Hilcorp Energy Co., the buyer of the Alaska assets, plans to pour more money to boost production there than BP would have, according to Dudley. That could end up making the carbon problem worse than it was.
The BP boss and his counterparts at the world’s biggest oil companies are caught in a dilemma. Investors are demanding they adhere to the goals of the Paris climate accord, while continuing to generate the mounds of cash that make them among the biggest and most consistent dividend payers.
To strike a balance, one of the strategies for the executives is to sell high-cost and high-carbon projects. But that may only offload the emissions problem on to another company.
“If one asset just passes to another and still operates at its maximum capacity, OK that may have helped the profile of that individual company, but does that actually do anything on a net effect of reduced emissions?” said Adam Matthews, the director of ethics and engagement at the Church of England Pensions Board. “That’s a legitimate question.”
Oil Sands, Coal
BP is not the only one passing on the responsibility. Royal Dutch Shell Plc divested its carbon-intensive Canadian oil-sands business in 2017 that is now operating under a new owner. Total SA sold its interest in a similar project, which was dormant, to a buyer looking to revive it. Miner Rio Tinto Plc exited coal by selling some of its assets to Glencore Plc, which plans to keep running them for years.
The companies’ actions will be discussed when hundreds of executives gather this week at the Oil & Money conference. The event, which saw noisy protests from pressure group Extinction Rebellion outside its London venue on Tuesday, will change its name to Energy Intelligence Forum next year in a nod to climate change and the energy transition.
While the asset sales help reduce costs, Dudley, Shell’s CEO Ben van Beurden and Total’s Patrick Pouyanne will also need to show they’re committed to the environment and not just offloading their responsibility.
Still, for some investors selling the high-carbon projects makes the companies more resilient to future climate legislation, and that’s a step in the right direction.
If companies can use the funds from the sale of carbon intensive projects to develop lower-intensity production, that’s a “decision that we are generally supportive of,” said Nick Stansbury, head of commodity research at Legal & General Investment Management, one of the largest shareholders of major oil companies.
Oil executives say their big challenge is to cut emissions while continuing to supply energy to a growing global economy. Shutting down production can create shortages that could boost prices, reduce affordability and even encourage the start up of new projects.

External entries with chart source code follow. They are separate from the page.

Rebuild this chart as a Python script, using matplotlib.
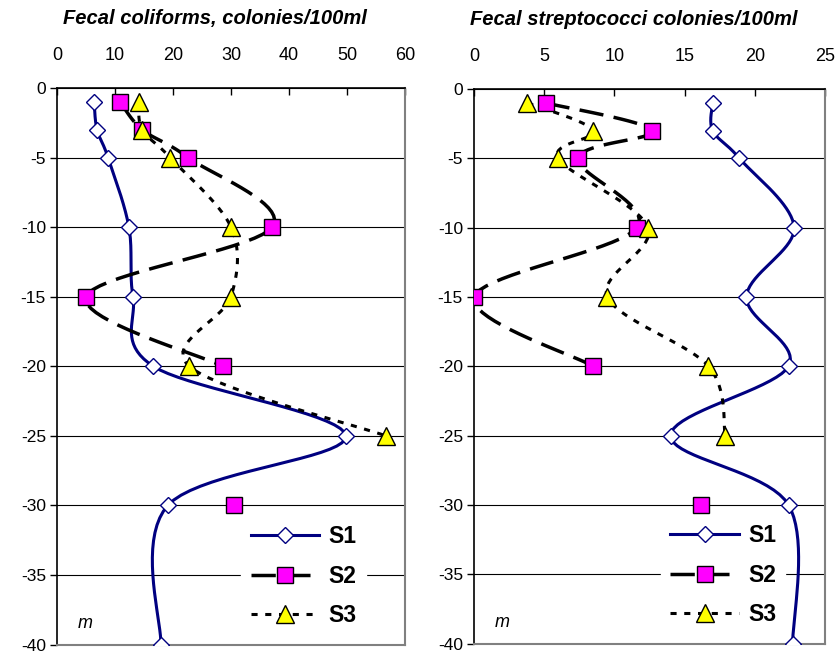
import matplotlib
matplotlib.use("Agg")
import matplotlib.pyplot as plt
import numpy as np

plt.rcParams['font.family'] = ['Liberation Sans', 'DejaVu Sans']
plt.rcParams['axes.unicode_minus'] = False

# depths (m) and values; nan = no sample
depth = [-1, -3, -5, -10, -15, -20, -25, -30, -40]

coli_s1 = [6.4, 6.9, 8.8, 12.4, 13.1, 16.6, 49.8, 19.1, 17.9]
coli_s2 = [10.9, 14.7, 22.6, 37.1, 5.0, 28.6, np.nan, 30.5, np.nan]
coli_s3 = [14.1, 14.7, 19.5, 30.0, 30.0, 22.8, 56.7, np.nan, np.nan]

strep_s1 = [17.0, 17.0, 18.9, 22.8, 19.4, 22.4, 14.0, 22.4, 22.7]
strep_s2 = [5.1, 12.7, 7.4, 11.6, 0.0, 8.5, np.nan, 16.2, np.nan]
strep_s3 = [3.8, 8.5, 6.0, 12.4, 9.5, 16.7, 17.9, np.nan, np.nan]

titles = ["Fecal coliforms, colonies/100ml", "Fecal streptococci colonies/100ml"]
xmax = [60, 25]
xstep = [10, 5]


def smooth(ax, x, y, n=20):
    # excel-like smoothed line (bezier through the points), done in pixel space
    pts = ax.transData.transform(np.column_stack([x, y]))
    out = [pts[0]]
    for i in range(len(pts) - 1):
        p0 = pts[max(i - 1, 0)]
        p1 = pts[i]
        p2 = pts[i + 1]
        p3 = pts[min(i + 2, len(pts) - 1)]
        c1 = p1 + (p2 - p0) / 6
        c2 = p2 - (p3 - p1) / 6
        t = np.linspace(0, 1, n)[1:, None]
        seg = (1 - t) ** 3 * p1 + 3 * (1 - t) ** 2 * t * c1 + 3 * (1 - t) * t ** 2 * c2 + t ** 3 * p2
        out.extend(seg)
    out = ax.transData.inverted().transform(np.array(out))
    return out[:, 0], out[:, 1]


def plot_series(ax, xs, style, marker_kw, label):
    xs = np.array(xs, dtype=float)
    ys = np.array(depth, dtype=float)
    ok = ~np.isnan(xs)
    # split into runs of consecutive samples
    runs, cur = [], []
    for i in range(len(xs)):
        if ok[i]:
            cur.append(i)
        elif cur:
            runs.append(cur)
            cur = []
    if cur:
        runs.append(cur)
    for r in runs:
        if len(r) > 1:
            sx, sy = smooth(ax, xs[r], ys[r])
            ax.plot(sx, sy, **style, zorder=3)
    ax.plot(xs[ok], ys[ok], linestyle="none", zorder=4, **marker_kw)
    # handle for legend
    ax.plot([], [], label=label, **style, **marker_kw)


fig = plt.figure(figsize=(8.37, 6.55), dpi=100)
ax1 = fig.add_axes([0.0681, 0.0160, 0.4158, 0.8496])
ax2 = fig.add_axes([0.5663, 0.0175, 0.4194, 0.8466])

s1_style = dict(color="#000080", linewidth=2.2)
s2_style = dict(color="black", linewidth=2.5, dashes=(7, 3))
s3_style = dict(color="black", linewidth=2.2, dashes=(2, 2.5))
s1_mk = dict(marker="D", markersize=8, markerfacecolor="white", markeredgecolor="#000080", markeredgewidth=1)
s2_mk = dict(marker="s", markersize=12, markerfacecolor="#ff00ff", markeredgecolor="black", markeredgewidth=1)
s3_mk = dict(marker="^", markersize=13, markerfacecolor="#ffff00", markeredgecolor="black", markeredgewidth=1)

data = [(coli_s1, coli_s2, coli_s3), (strep_s1, strep_s2, strep_s3)]

for k, ax in enumerate([ax1, ax2]):
    ax.set_xlim(0, xmax[k])
    ax.set_ylim(-40, 0)
    s1, s2, s3 = data[k]
    plot_series(ax, s1, s1_style, s1_mk, "S1")
    plot_series(ax, s2, s2_style, s2_mk, "S2")
    plot_series(ax, s3, s3_style, s3_mk, "S3")

    ax.set_xticks(np.arange(0, xmax[k] + 1, xstep[k]))
    ax.set_yticks(np.arange(-40, 1, 5))
    ax.xaxis.tick_top()
    ax.tick_params(axis="x", direction="in", length=5, labelsize=13, pad=17, width=1)
    ax.tick_params(axis="y", direction="out", length=5, labelsize=12.5, pad=3, width=1)
    ax.yaxis.grid(True, color="black", linewidth=0.8, zorder=0.5)
    ax.set_axisbelow(True)
    for side in ["top", "left"]:
        ax.spines[side].set_color("black")
        ax.spines[side].set_linewidth(1.2)
    for side in ["right", "bottom"]:
        ax.spines[side].set_color("#808080")
        ax.spines[side].set_linewidth(1.5)

    ax.text(0.06, 0.03, "m", transform=ax.transAxes, fontsize=13, style="italic")
    ax.text(0.455, 1.125, titles[k], transform=ax.transAxes, ha="center", va="center",
            fontsize=14.5, fontweight="bold", style="italic")

    leg = ax.legend(loc="lower right", bbox_to_anchor=(0.92, -0.006), frameon=True,
                    prop=dict(size=16.5, weight="bold"), handlelength=3.0,
                    labelspacing=0.72, borderpad=0.4, handletextpad=0.4, fancybox=False)
    leg.get_frame().set_edgecolor("white")
    leg.get_frame().set_facecolor("white")
    leg.get_frame().set_alpha(1)
    leg.set_zorder(2)

fig.savefig("out.png", dpi=100)
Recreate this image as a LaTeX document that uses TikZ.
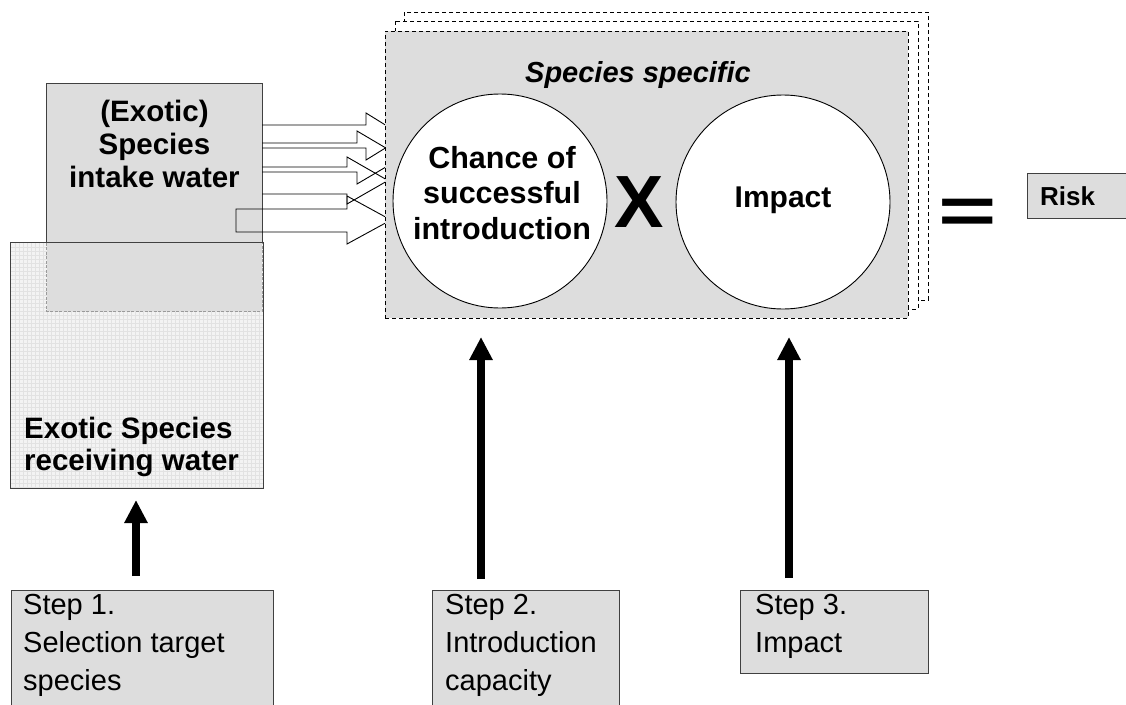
\documentclass[tikz,border=0pt]{standalone}
\usepackage{fontspec}
\setmainfont{Liberation Sans}
\usetikzlibrary{arrows.meta}
\definecolor{boxgray}{HTML}{DDDDDD}
\definecolor{edgegray}{HTML}{404040}
\definecolor{gridgray}{HTML}{E2E2E2}
\definecolor{recvfill}{HTML}{F3F3F3}
\definecolor{fadeedge}{HTML}{9A9A9A}
\begin{document}
\begin{tikzpicture}[x=1pt,y=-1pt,
  boldtxt/.style={font=\fontsize{29.5}{33}\selectfont\bfseries, inner sep=0pt},
  steptxt/.style={font=\fontsize{29}{38}\selectfont, inner sep=0pt, align=left, anchor=north west},
  stepbox/.style={rectangle, draw=edgegray, fill=boxgray, line width=1pt, inner sep=0pt},
  specbox/.style={draw=black, dash pattern=on 4pt off 3pt, line width=0.9pt},
  bigarrow/.style={line width=8pt, -{Triangle[width=22pt,length=23pt]}},
  blockarrow/.style={draw=black, line width=0.9pt, line join=miter},
  circ/.style={circle, draw=black, fill=white, line width=0.9pt, minimum size=214pt, inner sep=0pt}
]
\useasboundingbox (0,0) rectangle (1126,704);
\fill[white] (0,0) rectangle (1126,704);

% receiving water box (fill + grid)
\node[rectangle, fill=recvfill, minimum width=252pt, minimum height=245pt, inner sep=0pt] (recv) at (137,365.5) {};
\foreach \i in {1,...,62} \draw[gridgray, line width=0.4pt] ({11+4*\i},243) -- ({11+4*\i},488);
\foreach \j in {1,...,61} \draw[gridgray, line width=0.4pt] (11,{243+4*\j}) -- (263,{243+4*\j});

% intake water box
\node[rectangle, fill=boxgray, minimum width=215pt, minimum height=227pt, inner sep=0pt] (intake) at (154.5,197.5) {};
\draw[edgegray, line width=1pt] (intake.west |- recv.north) -- (intake.north west) -- (intake.north east) -- (intake.east |- recv.north);
\draw[fadeedge, line width=0.8pt, dash pattern=on 3pt off 1.5pt] (intake.west |- recv.north) -- (intake.south west) -- (intake.south east) -- (intake.east |- recv.north);
\draw[edgegray, line width=1pt] (recv.north west) rectangle (recv.south east);

% hollow block arrows
\draw[blockarrow] (262,125) -- (366,125) -- (366,113) -- (404,136.5) -- (366,160) -- (366,148) -- (262,148);
\draw[blockarrow] (262,143) -- (357,143) -- (357,131) -- (402,157.5) -- (357,184) -- (357,172) -- (262,172);
\draw[blockarrow] (262,167) -- (347,167) -- (347,157) -- (388,180.5) -- (347,204) -- (347,194) -- (262,194);
\draw[blockarrow] (236,209) -- (347,209) -- (347,196) -- (391,220) -- (347,244) -- (347,232) -- (236,232) -- cycle;

% stacked species-specific boxes
\draw[specbox, fill=white] (404,12) rectangle (928,300);
\draw[specbox, fill=white] (395,21) rectangle (918,309);
\node[specbox, rectangle, fill=boxgray, minimum width=523pt, minimum height=287pt, inner sep=0pt] (spec) at (646.5,174.5) {};

\node[boldtxt, font=\fontsize{29}{33}\selectfont\bfseries\itshape, anchor=base] (spectitle) at (638,82) {Species specific};

% circles
\node[circ] (chance) at (500,201) {};
\node[circ] (impactc) at (783,202) {};
\node[boldtxt, font=\fontsize{30.5}{35.5}\selectfont\bfseries, align=center, anchor=north] (chancetxt) at (502,146) {Chance of\\successful\\introduction};
\node[boldtxt, font=\fontsize{30}{33}\selectfont\bfseries, anchor=base] (impacttxt) at (783,207) {Impact};

\node[inner sep=0pt, font=\fontsize{74}{80}\selectfont\bfseries, anchor=base] (times) at (639,227) {X};
\node[inner sep=0pt, font=\fontsize{100}{100}\selectfont\bfseries, anchor=base] (equals) at (968,233) {\scalebox{1}[0.66]{=}};

% risk box
\node[stepbox, minimum width=113pt, minimum height=45pt] (risk) at (1083.5,195.5) {};
\node[inner sep=0pt, font=\fontsize{26}{28}\selectfont\bfseries, anchor=base west] (risktxt) at (1040,205) {Risk};

% box texts
\node[boldtxt, align=center, anchor=north] (intaketxt) at (154.5,100) {(Exotic)\\Species\\intake water};
\node[boldtxt, font=\fontsize{29.5}{32}\selectfont\bfseries, align=left, anchor=north west] (recvtxt) at (24,417) {Exotic Species\\receiving water};

% step boxes
\node[stepbox, minimum width=262pt, minimum height=124pt] (s1) at (142,652) {};
\node[stepbox, minimum width=187pt, minimum height=124pt] (s2) at (525.5,652) {};
\node[stepbox, minimum width=188pt, minimum height=83pt] (s3) at (834,631.5) {};
\node[steptxt] (s1t) at (23,594) {Step 1.\\Selection target\\species};
\node[steptxt] (s2t) at (445,594) {Step 2.\\Introduction\\capacity};
\node[steptxt] (s3t) at (755,594) {Step 3.\\Impact};

% thick arrows
\coordinate (a1from) at (136,576);
\coordinate (a1to) at (136,500);
\coordinate (a2from) at (481,579);
\coordinate (a2to) at (481,337);
\coordinate (a3from) at (789,578);
\coordinate (a3to) at (789,337);
\draw[bigarrow] (a1from) -- (a1to);
\draw[bigarrow] (a2from) -- (a2to);
\draw[bigarrow] (a3from) -- (a3to);
\end{tikzpicture}
\end{document}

To tackle the “radical changes” required to keep global warming at a safe level, demand for low-carbon energy would have to rise dramatically, said Tal Lomnitzer, a senior investment manager at Janus Henderson Investors. It would have to be aided by government policy changes and involve social pressure, he said.
“A much faster transition is technically possible but actors need guidance,” Lomnitzer said. “It’s likely to arrive from the populace and then be expressed via bans, taxes and incentives.”
The oil companies support a tax on carbon as a way to discourage emissions, and are promoting natural gas as a cleaner fuel. France’s Total applies a carbon price internally in its assessment of projects, a spokeswoman said, as do others like BP. Qatar, the world’s biggest liquefied natural gas exporter, started a carbon capture and storage project as part of an effort to address concerns about climate change, Energy Minister Saad Sherida Al-Kaabi said Tuesday.
Investor pressure is also forcing the oil majors to increase spending on green energy. They’re building wind and solar projects, boosting electric-vehicle infrastructure and reducing the amount of gas they release into the atmosphere. But these investments are still a fraction of overall expenditure.
“The transition from Big Oil to Big Energy will certainly take time,” said Rob Barnett, an energy policy analyst at Bloomberg Intelligence. “But we do see things headed in that direction.”